Other areas to note come straight out of the used-car buying handbook. Take a look at things like rust on rotors. A car sitting at a dealership can accumulate rusty rotors. It’s often overlooked, but these can cause headaches for buyers, who will have to deal with vibrations, squeaks, squeals and possibly even a the purchase of some new rotors not long down the road.
Also watch out for brand new brakes as sometimes a dealer may try to hide a car’s shortcomings. “If the dealer does put new brakes into the car they are going to put the cheapest parts available which means lots of noises and premature wear,” explained Trottier. “I deal with this all the time. Someone buys a car and within one year we are replacing all the brakes with factory parts because the new owner cannot live with all the squeaks and noises.

Additionally, take a look at the tires of any second hand car you’re interested in. Tires that are older than six years should be replaced, and take extra care to look for any cracks in the tire’s sidewall. As for gauging the amount of tread left, it’s not an exact science, especially if the tires are low rolling resistance or high-performance models that don’t offer a lot of tread depth to begin with. Look for uneven wear, checking particularly if some of the tread blocks appear to be glazed over.
Also look for punctures and previous repairs, though a repair job isn’t necessarily a sign that you should stay away or replace the tires. Some punctures may affect the longevity of a tire. “A large nail puncture may create a weak spot and the tire will be prone to a premature belt shift.” Trottier said.

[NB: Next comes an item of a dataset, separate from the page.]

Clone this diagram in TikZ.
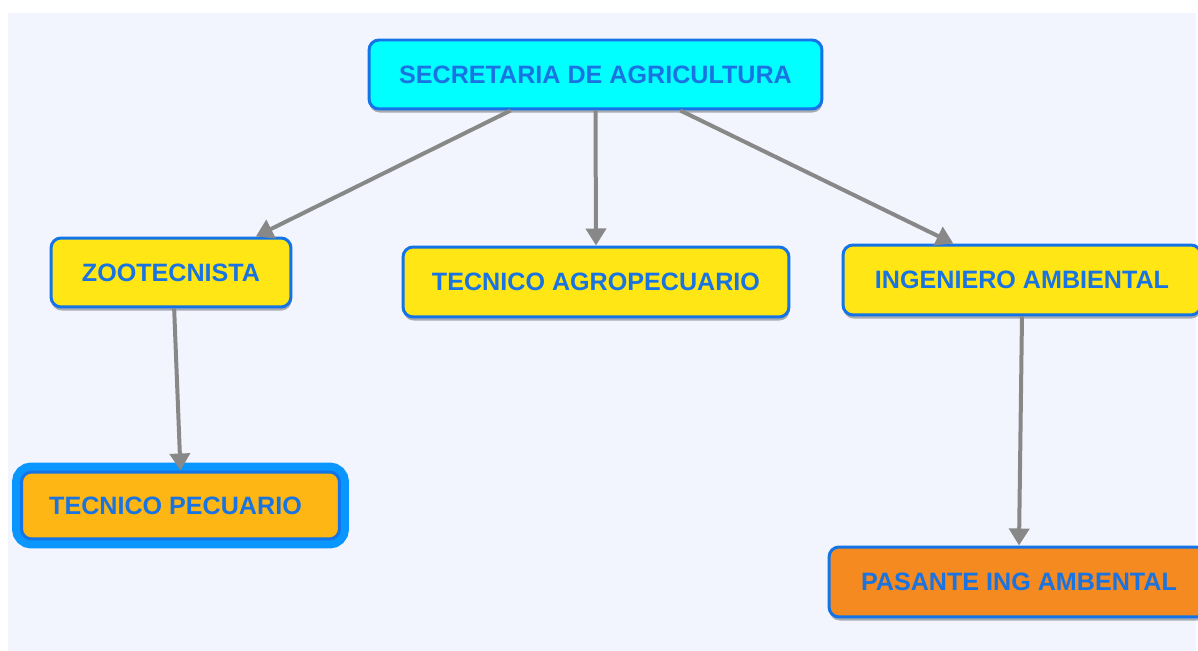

Finally, with any second hand car pay attention to any exhaust smoke that occurs when you turn the car on. Any smoke is pretty much a no-go area of any kind. Blue smoke is a product of excessive oil burning, which indicates an engine problem. Black smoke means there’s a fuel system problem, which is producing excessive unburned fuel. White smoke comes thanks to burning anti-freeze, which could indicate a head gasket failure.
It’s not easy to search for a car, and adding the many unpredictable variables associated with a second hand car can make things even more stressful. If a good looking deal on a car is stumping you with its high-mileage, try looking it over yourself. And even if the items mentioned above check out, consider a pre-purchase inspection from a mechanic or shop you trust.